## Material provided

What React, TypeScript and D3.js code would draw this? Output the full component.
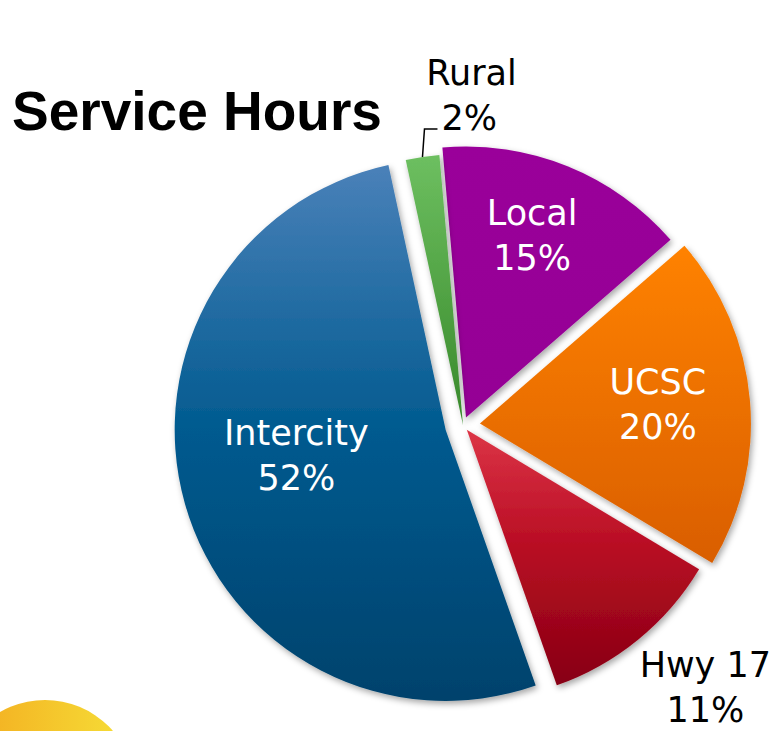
import React, { useEffect, useRef } from "react";
import * as d3 from "d3";

const categories = ["Local", "UCSC", "Hwy 17", "Intercity", "Rural"];
const shares = [15, 20, 11, 52, 2];
const percentLabels = ["15%", "20%", "11%", "52%", "2%"];

// top / bottom colours of each slice gradient
const gradientStops: Record<string, string[]> = {
  Local: ["#9a009a", "#950095"],
  UCSC: ["#ff8200", "#d95e00"],
  "Hwy 17": ["#dc3546", "#870012"],
  Intercity: ["#4a81b9", "#00426c"],
  Rural: ["#6dbf60", "#37882a"],
};
const explode: Record<string, number> = { Local: 8, UCSC: 17, "Hwy 17": 6, Intercity: 18, Rural: 0 };
// label radius and angle nudge (degrees)
const labelPlace: Record<string, [number, number]> = {
  Local: [183, -0.8],
  UCSC: [178, 2.6],
  "Hwy 17": [360, -2.3],
  Intercity: [154, 1.7],
};

export default function App() {
  const ref = useRef<SVGSVGElement>(null);

  useEffect(() => {
    const width = 776;
    const height = 731;
    const cx = 463;
    const cy = 425;
    const radius = 271;

    const svg = d3.select(ref.current).attr("width", width).attr("height", height);
    svg.selectAll("*").remove();

    const defs = svg.append("defs");
    const shadow = defs.append("filter").attr("id", "shadow")
      .attr("x", "-20%").attr("y", "-20%").attr("width", "140%").attr("height", "140%");
    shadow.append("feDropShadow")
      .attr("dx", 2).attr("dy", 3).attr("stdDeviation", 3)
      .attr("flood-color", "#000").attr("flood-opacity", 0.35);

    categories.forEach((c, i) => {
      const g = defs.append("linearGradient").attr("id", "grad" + i)
        .attr("x1", 0).attr("y1", 0).attr("x2", 0).attr("y2", 1);
      g.append("stop").attr("offset", "0%").attr("stop-color", gradientStops[c][0]);
      if (c === "Intercity") g.append("stop").attr("offset", "50%").attr("stop-color", "#005a8f");
      if (c === "Hwy 17") g.append("stop").attr("offset", "45%").attr("stop-color", "#b90d24");
      g.append("stop").attr("offset", "100%").attr("stop-color", gradientStops[c][1]);
    });

    const sun = defs.append("linearGradient").attr("id", "sun")
      .attr("x1", 0).attr("y1", 0).attr("x2", 1).attr("y2", 0);
    sun.append("stop").attr("offset", "0%").attr("stop-color", "#f3a81e");
    sun.append("stop").attr("offset", "100%").attr("stop-color", "#f6e038");

    // decorative circle bottom-left
    svg.append("circle").attr("cx", 45).attr("cy", 790).attr("r", 90).attr("fill", "url(#sun)");

    const data = categories.map((c, i) => ({ name: c, value: shares[i], pct: percentLabels[i], idx: i }));
    const toRad = Math.PI / 180;
    const pie = d3.pie<any>().sort(null).value(d => d.value)
      .startAngle(-5 * toRad).endAngle(355 * toRad);
    const arcs = pie(data);
    const arc = d3.arc<any>().innerRadius(0).outerRadius(radius);

    const apex = (a: any) => {
      const mid = (a.startAngle + a.endAngle) / 2;
      const d = explode[a.data.name];
      return [cx + d * Math.sin(mid), cy - d * Math.cos(mid)];
    };

    const slices = svg.append("g");
    slices.selectAll("path").data(arcs).enter()
      .append("path")
      .attr("transform", d => { const p = apex(d); return `translate(${p[0]}, ${p[1]})`; })
      .attr("d", arc)
      .attr("fill", d => `url(#grad${d.data.idx})`)
      .attr("filter", "url(#shadow)");

    const font = "'DejaVu Sans', Verdana, sans-serif";

    arcs.forEach(a => {
      const place = labelPlace[a.data.name];
      if (!place) return;
      const p = apex(a);
      const ang = (a.startAngle + a.endAngle) / 2 + place[1] * toRad;
      const x = p[0] + place[0] * Math.sin(ang);
      const y = p[1] - place[0] * Math.cos(ang);
      const inside = a.data.name !== "Hwy 17";
      const t = svg.append("text")
        .attr("text-anchor", "middle")
        .style("font-family", font)
        .style("font-size", "35px")
        .attr("fill", inside ? "#fff" : "#000");
      t.append("tspan").attr("x", x).attr("y", y - 22).text(a.data.name);
      t.append("tspan").attr("x", x).attr("y", y + 23).text(a.data.pct);
    });

    // Rural label with leader line
    const rural = arcs.find(a => a.data.name === "Rural")!;
    const rp = apex(rural);
    const rMid = (rural.startAngle + rural.endAngle) / 2;
    const ox = rp[0] + radius * Math.sin(rMid);
    const oy = rp[1] - radius * Math.cos(rMid);
    svg.append("path")
      .attr("d", d3.line()([[ox, oy], [ox + 2, oy - 28], [ox + 15, oy - 28]]))
      .attr("fill", "none").attr("stroke", "#000").attr("stroke-width", 1.5);
    svg.append("text")
      .attr("x", ox + 49).attr("y", oy - 72)
      .attr("text-anchor", "middle")
      .style("font-family", font).style("font-size", "35px")
      .text(rural.data.name);
    svg.append("text")
      .attr("x", ox + 19).attr("y", oy - 27)
      .style("font-family", font).style("font-size", "35px")
      .text(rural.data.pct);

    // title
    svg.append("text")
      .attr("x", 12).attr("y", 130)
      .style("font-family", "'Liberation Sans', Arial, sans-serif")
      .style("font-size", "55px")
      .style("font-weight", "bold")
      .text("Service Hours");
  }, []);

  return (
    <div style={{ position: "absolute", left: 0, top: 0 }}>
      <svg ref={ref} style={{ display: "block" }}></svg>
    </div>
  );
}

## Aim
Reproduce the material in full, word for word, and omit the pictures.

## Written response
What React, TypeScript and D3.js code would draw this? Output the full component.
import React, { useEffect, useRef } from "react";
import * as d3 from "d3";

const categories = ["Local", "UCSC", "Hwy 17", "Intercity", "Rural"];
const shares = [15, 20, 11, 52, 2];
const percentLabels = ["15%", "20%", "11%", "52%", "2%"];

// top / bottom colours of each slice gradient
const gradientStops: Record<string, string[]> = {
  Local: ["#9a009a", "#950095"],
  UCSC: ["#ff8200", "#d95e00"],
  "Hwy 17": ["#dc3546", "#870012"],
  Intercity: ["#4a81b9", "#00426c"],
  Rural: ["#6dbf60", "#37882a"],
};
const explode: Record<string, number> = { Local: 8, UCSC: 17, "Hwy 17": 6, Intercity: 18, Rural: 0 };
// label radius and angle nudge (degrees)
const labelPlace: Record<string, [number, number]> = {
  Local: [183, -0.8],
  UCSC: [178, 2.6],
  "Hwy 17": [360, -2.3],
  Intercity: [154, 1.7],
};

export default function App() {
  const ref = useRef<SVGSVGElement>(null);

  useEffect(() => {
    const width = 776;
    const height = 731;
    const cx = 463;
    const cy = 425;
    const radius = 271;

    const svg = d3.select(ref.current).attr("width", width).attr("height", height);
    svg.selectAll("*").remove();

    const defs = svg.append("defs");
    const shadow = defs.append("filter").attr("id", "shadow")
      .attr("x", "-20%").attr("y", "-20%").attr("width", "140%").attr("height", "140%");
    shadow.append("feDropShadow")
      .attr("dx", 2).attr("dy", 3).attr("stdDeviation", 3)
      .attr("flood-color", "#000").attr("flood-opacity", 0.35);

    categories.forEach((c, i) => {
      const g = defs.append("linearGradient").attr("id", "grad" + i)
        .attr("x1", 0).attr("y1", 0).attr("x2", 0).attr("y2", 1);
      g.append("stop").attr("offset", "0%").attr("stop-color", gradientStops[c][0]);
      if (c === "Intercity") g.append("stop").attr("offset", "50%").attr("stop-color", "#005a8f");
      if (c === "Hwy 17") g.append("stop").attr("offset", "45%").attr("stop-color", "#b90d24");
      g.append("stop").attr("offset", "100%").attr("stop-color", gradientStops[c][1]);
    });

    const sun = defs.append("linearGradient").attr("id", "sun")
      .attr("x1", 0).attr("y1", 0).attr("x2", 1).attr("y2", 0);
    sun.append("stop").attr("offset", "0%").attr("stop-color", "#f3a81e");
    sun.append("stop").attr("offset", "100%").attr("stop-color", "#f6e038");

    // decorative circle bottom-left
    svg.append("circle").attr("cx", 45).attr("cy", 790).attr("r", 90).attr("fill", "url(#sun)");

    const data = categories.map((c, i) => ({ name: c, value: shares[i], pct: percentLabels[i], idx: i }));
    const toRad = Math.PI / 180;
    const pie = d3.pie<any>().sort(null).value(d => d.value)
      .startAngle(-5 * toRad).endAngle(355 * toRad);
    const arcs = pie(data);
    const arc = d3.arc<any>().innerRadius(0).outerRadius(radius);

    const apex = (a: any) => {
      const mid = (a.startAngle + a.endAngle) / 2;
      const d = explode[a.data.name];
      return [cx + d * Math.sin(mid), cy - d * Math.cos(mid)];
    };

    const slices = svg.append("g");
    slices.selectAll("path").data(arcs).enter()
      .append("path")
      .attr("transform", d => { const p = apex(d); return `translate(${p[0]}, ${p[1]})`; })
      .attr("d", arc)
      .attr("fill", d => `url(#grad${d.data.idx})`)
      .attr("filter", "url(#shadow)");

    const font = "'DejaVu Sans', Verdana, sans-serif";

    arcs.forEach(a => {
      const place = labelPlace[a.data.name];
      if (!place) return;
      const p = apex(a);
      const ang = (a.startAngle + a.endAngle) / 2 + place[1] * toRad;
      const x = p[0] + place[0] * Math.sin(ang);
      const y = p[1] - place[0] * Math.cos(ang);
      const inside = a.data.name !== "Hwy 17";
      const t = svg.append("text")
        .attr("text-anchor", "middle")
        .style("font-family", font)
        .style("font-size", "35px")
        .attr("fill", inside ? "#fff" : "#000");
      t.append("tspan").attr("x", x).attr("y", y - 22).text(a.data.name);
      t.append("tspan").attr("x", x).attr("y", y + 23).text(a.data.pct);
    });

    // Rural label with leader line
    const rural = arcs.find(a => a.data.name === "Rural")!;
    const rp = apex(rural);
    const rMid = (rural.startAngle + rural.endAngle) / 2;
    const ox = rp[0] + radius * Math.sin(rMid);
    const oy = rp[1] - radius * Math.cos(rMid);
    svg.append("path")
      .attr("d", d3.line()([[ox, oy], [ox + 2, oy - 28], [ox + 15, oy - 28]]))
      .attr("fill", "none").attr("stroke", "#000").attr("stroke-width", 1.5);
    svg.append("text")
      .attr("x", ox + 49).attr("y", oy - 72)
      .attr("text-anchor", "middle")
      .style("font-family", font).style("font-size", "35px")
      .text(rural.data.name);
    svg.append("text")
      .attr("x", ox + 19).attr("y", oy - 27)
      .style("font-family", font).style("font-size", "35px")
      .text(rural.data.pct);

    // title
    svg.append("text")
      .attr("x", 12).attr("y", 130)
      .style("font-family", "'Liberation Sans', Arial, sans-serif")
      .style("font-size", "55px")
      .style("font-weight", "bold")
      .text("Service Hours");
  }, []);

  return (
    <div style={{ position: "absolute", left: 0, top: 0 }}>
      <svg ref={ref} style={{ display: "block" }}></svg>
    </div>
  );
}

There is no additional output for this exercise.